_Given instruction_. Check every line of the entries below for the word "this", and copy the ones that have it.

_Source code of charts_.
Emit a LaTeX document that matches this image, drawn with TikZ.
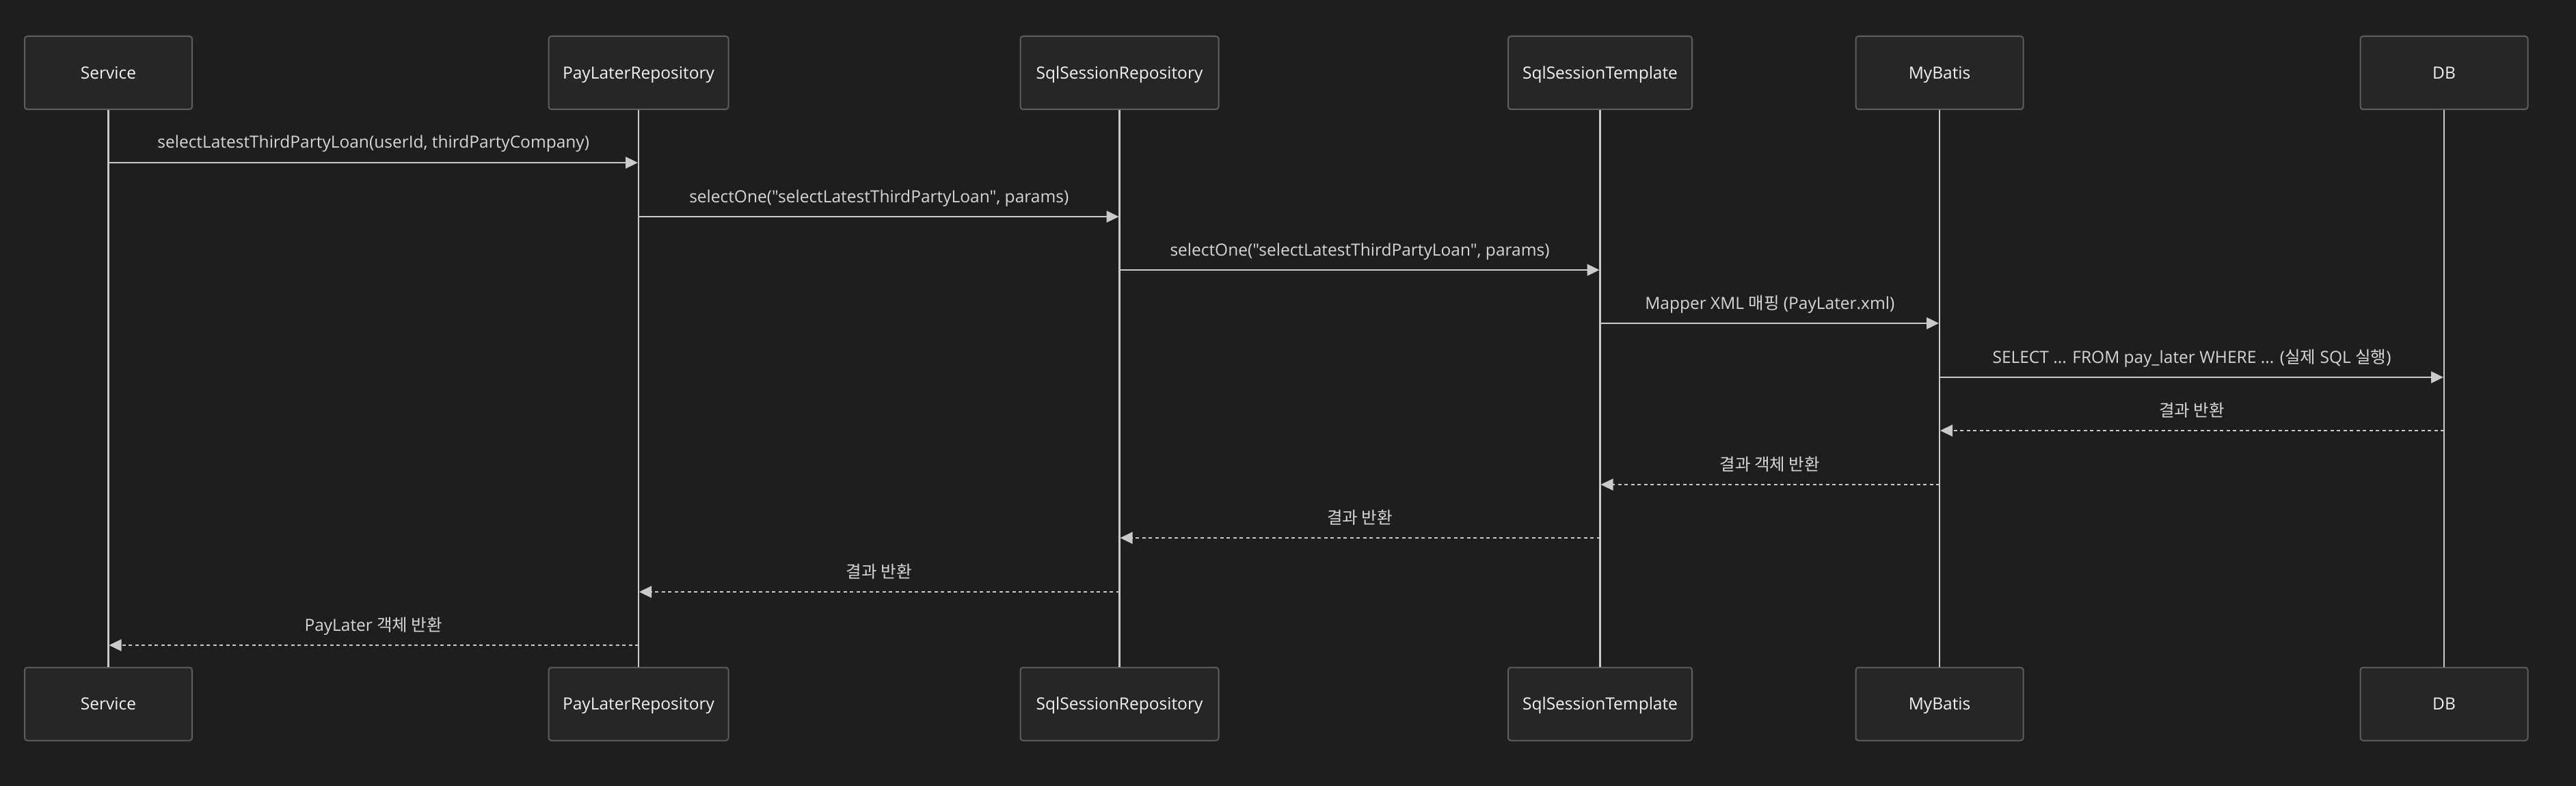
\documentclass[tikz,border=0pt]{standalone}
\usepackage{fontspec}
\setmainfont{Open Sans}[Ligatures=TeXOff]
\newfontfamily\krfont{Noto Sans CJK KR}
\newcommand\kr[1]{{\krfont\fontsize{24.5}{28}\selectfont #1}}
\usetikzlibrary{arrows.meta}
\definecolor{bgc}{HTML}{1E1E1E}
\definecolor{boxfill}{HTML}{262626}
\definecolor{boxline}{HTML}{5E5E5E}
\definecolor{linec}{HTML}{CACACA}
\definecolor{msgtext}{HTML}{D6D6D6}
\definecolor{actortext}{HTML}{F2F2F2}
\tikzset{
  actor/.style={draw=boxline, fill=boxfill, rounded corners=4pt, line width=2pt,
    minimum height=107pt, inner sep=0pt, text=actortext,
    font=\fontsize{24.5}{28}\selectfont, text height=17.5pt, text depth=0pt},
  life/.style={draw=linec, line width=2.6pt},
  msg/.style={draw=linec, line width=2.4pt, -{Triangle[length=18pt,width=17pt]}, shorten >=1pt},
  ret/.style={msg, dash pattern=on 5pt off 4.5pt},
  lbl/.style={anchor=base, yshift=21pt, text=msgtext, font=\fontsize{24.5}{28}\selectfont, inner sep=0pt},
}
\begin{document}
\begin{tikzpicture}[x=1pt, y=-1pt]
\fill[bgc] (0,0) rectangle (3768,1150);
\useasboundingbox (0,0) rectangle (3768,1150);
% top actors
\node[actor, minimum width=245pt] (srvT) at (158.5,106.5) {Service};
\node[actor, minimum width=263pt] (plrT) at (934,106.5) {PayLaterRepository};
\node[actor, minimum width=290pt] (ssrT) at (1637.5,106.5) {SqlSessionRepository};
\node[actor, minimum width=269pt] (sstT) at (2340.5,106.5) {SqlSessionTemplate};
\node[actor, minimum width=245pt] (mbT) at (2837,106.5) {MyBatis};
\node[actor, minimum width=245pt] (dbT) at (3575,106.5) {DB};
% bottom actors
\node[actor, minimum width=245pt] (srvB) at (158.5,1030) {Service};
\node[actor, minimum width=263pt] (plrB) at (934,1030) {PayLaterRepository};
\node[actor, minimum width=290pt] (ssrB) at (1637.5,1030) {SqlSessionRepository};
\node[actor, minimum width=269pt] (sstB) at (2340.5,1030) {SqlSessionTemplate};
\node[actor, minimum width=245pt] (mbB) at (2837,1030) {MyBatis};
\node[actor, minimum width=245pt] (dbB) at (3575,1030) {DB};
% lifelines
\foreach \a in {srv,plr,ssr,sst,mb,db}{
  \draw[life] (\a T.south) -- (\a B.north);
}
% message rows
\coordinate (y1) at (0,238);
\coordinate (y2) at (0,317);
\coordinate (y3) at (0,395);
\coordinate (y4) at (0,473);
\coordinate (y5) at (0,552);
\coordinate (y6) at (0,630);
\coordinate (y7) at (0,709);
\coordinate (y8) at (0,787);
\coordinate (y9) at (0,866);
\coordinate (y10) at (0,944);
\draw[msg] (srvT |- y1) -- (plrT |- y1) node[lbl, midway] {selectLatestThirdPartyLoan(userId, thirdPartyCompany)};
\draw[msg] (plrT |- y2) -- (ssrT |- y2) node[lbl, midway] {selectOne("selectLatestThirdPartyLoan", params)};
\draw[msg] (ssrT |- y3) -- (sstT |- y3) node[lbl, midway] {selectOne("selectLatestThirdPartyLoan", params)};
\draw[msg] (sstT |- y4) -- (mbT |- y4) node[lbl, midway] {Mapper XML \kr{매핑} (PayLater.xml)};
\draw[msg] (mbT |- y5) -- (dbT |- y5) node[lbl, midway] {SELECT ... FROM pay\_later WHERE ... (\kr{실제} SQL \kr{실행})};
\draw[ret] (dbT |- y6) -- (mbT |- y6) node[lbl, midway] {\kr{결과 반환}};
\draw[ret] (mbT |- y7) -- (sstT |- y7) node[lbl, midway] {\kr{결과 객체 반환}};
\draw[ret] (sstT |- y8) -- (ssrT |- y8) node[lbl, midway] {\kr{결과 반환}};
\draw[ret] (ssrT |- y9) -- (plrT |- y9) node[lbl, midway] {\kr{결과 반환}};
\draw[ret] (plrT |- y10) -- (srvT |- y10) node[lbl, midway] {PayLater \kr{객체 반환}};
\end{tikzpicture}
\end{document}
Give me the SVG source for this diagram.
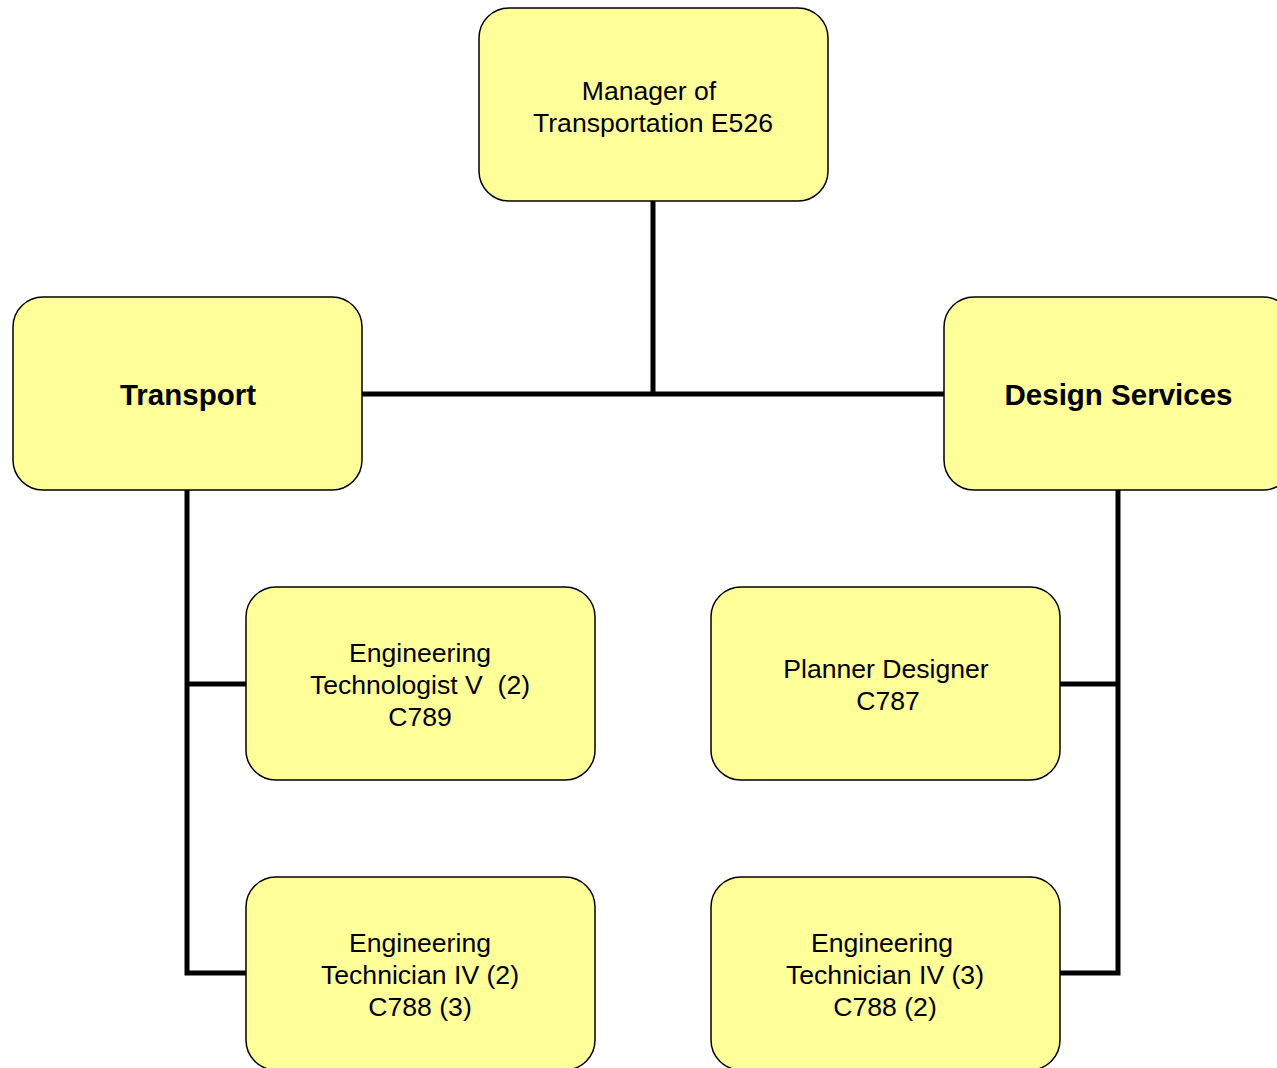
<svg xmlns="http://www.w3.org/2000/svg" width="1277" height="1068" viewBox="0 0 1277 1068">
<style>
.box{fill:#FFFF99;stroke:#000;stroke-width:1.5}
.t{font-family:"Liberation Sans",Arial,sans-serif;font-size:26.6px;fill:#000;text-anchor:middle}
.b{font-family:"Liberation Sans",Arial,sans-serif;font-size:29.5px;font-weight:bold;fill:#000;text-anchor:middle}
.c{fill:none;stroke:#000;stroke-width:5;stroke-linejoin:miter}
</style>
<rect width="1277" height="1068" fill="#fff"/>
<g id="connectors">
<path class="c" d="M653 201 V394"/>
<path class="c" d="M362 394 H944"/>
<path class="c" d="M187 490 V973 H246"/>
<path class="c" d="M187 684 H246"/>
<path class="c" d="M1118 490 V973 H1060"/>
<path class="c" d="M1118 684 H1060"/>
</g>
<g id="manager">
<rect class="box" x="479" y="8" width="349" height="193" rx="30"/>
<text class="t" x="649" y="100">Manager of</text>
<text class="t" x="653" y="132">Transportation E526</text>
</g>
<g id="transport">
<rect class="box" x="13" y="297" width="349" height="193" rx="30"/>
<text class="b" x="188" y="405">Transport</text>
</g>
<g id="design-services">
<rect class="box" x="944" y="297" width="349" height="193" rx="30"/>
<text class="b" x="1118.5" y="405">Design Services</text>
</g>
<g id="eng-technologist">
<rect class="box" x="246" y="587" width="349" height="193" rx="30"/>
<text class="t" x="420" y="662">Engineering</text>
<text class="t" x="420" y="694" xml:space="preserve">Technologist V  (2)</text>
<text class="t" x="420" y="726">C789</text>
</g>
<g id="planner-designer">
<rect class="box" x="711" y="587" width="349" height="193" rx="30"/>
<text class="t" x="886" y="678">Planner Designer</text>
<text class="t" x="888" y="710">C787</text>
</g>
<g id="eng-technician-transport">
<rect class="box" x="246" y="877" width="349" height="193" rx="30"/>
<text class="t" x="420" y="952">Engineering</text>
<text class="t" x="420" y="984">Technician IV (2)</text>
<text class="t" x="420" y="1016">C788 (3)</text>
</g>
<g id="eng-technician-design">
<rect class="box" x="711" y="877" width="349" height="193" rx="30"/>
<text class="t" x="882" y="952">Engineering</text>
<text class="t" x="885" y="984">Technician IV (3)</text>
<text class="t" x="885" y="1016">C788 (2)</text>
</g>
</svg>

_Expected answer_.
Emit a LaTeX document that matches this image, drawn with TikZ.
Give me the SVG source for this diagram.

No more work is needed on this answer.